En apparence c’est un triomphe pour Donald Trump en pleine année électorale (5). Dans les faits, à travers le renforcement de la guerre commerciale, de l’appareil de renseignement et de la justice, les Etats-Unis visent à freiner voire enrayer les capacités chinoises. Les puces électroniques, les semi-conducteurs, l’intelligence artificielle et les réseaux informatiques sont les principaux éléments de la rivalité. Cette trêve permettra à la Chine d’accélérer la montée en gamme de ses propres technologies et de limiter au maximum sa dépendance technologique, tout en continuant de conserver le monopole des terres rares.

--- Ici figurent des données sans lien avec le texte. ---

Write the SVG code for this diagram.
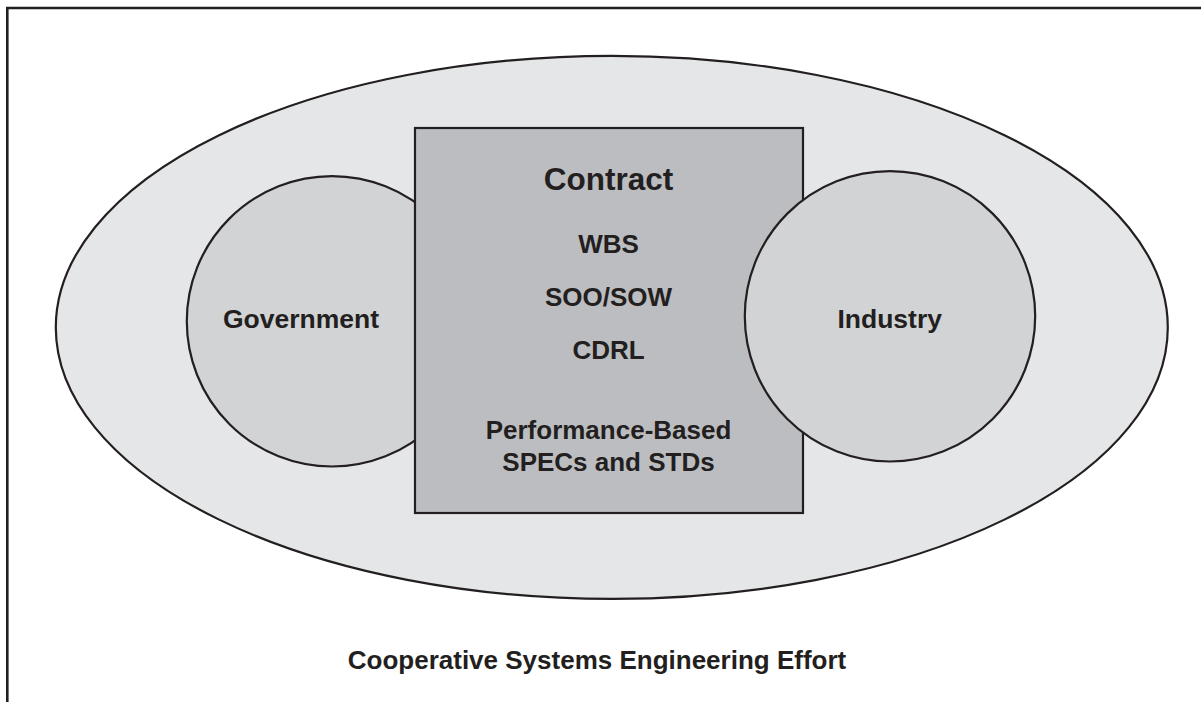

Mieux réguler la Chine à l’OMC : un accord tripartite UE, Japon, États-Unis
De l’autre côté de l’Atlantique, l’UE, le Japon et les Etats-Unis se sont réunis à Bruxelles pour signer une déclaration commune visant à intensifier la réforme de l’OMC et rompre progressivement avec les particularités dérogatoires de Pékin. Le trio suggère de monter en puissance la liste des subventions publiques soumises a davantage de contrôle, de redéfinir la notion d’organe public pour exclure les sociétés d’Etat, limiter les transferts de technologie forcées, interdire les garanties illimitées et les subventions à des entreprises insolvables, meilleur filtrage des investissements directes étrangers etc. (6 ; 7). Sans évoquer directement la Chine, cette déclaration vise à déstructurer les habitudes prises par Pékin depuis son adhésion à l’OMC en 2001, une véritable rupture dans le commerce international, préfigurant une nouvelle dynamique mondiale.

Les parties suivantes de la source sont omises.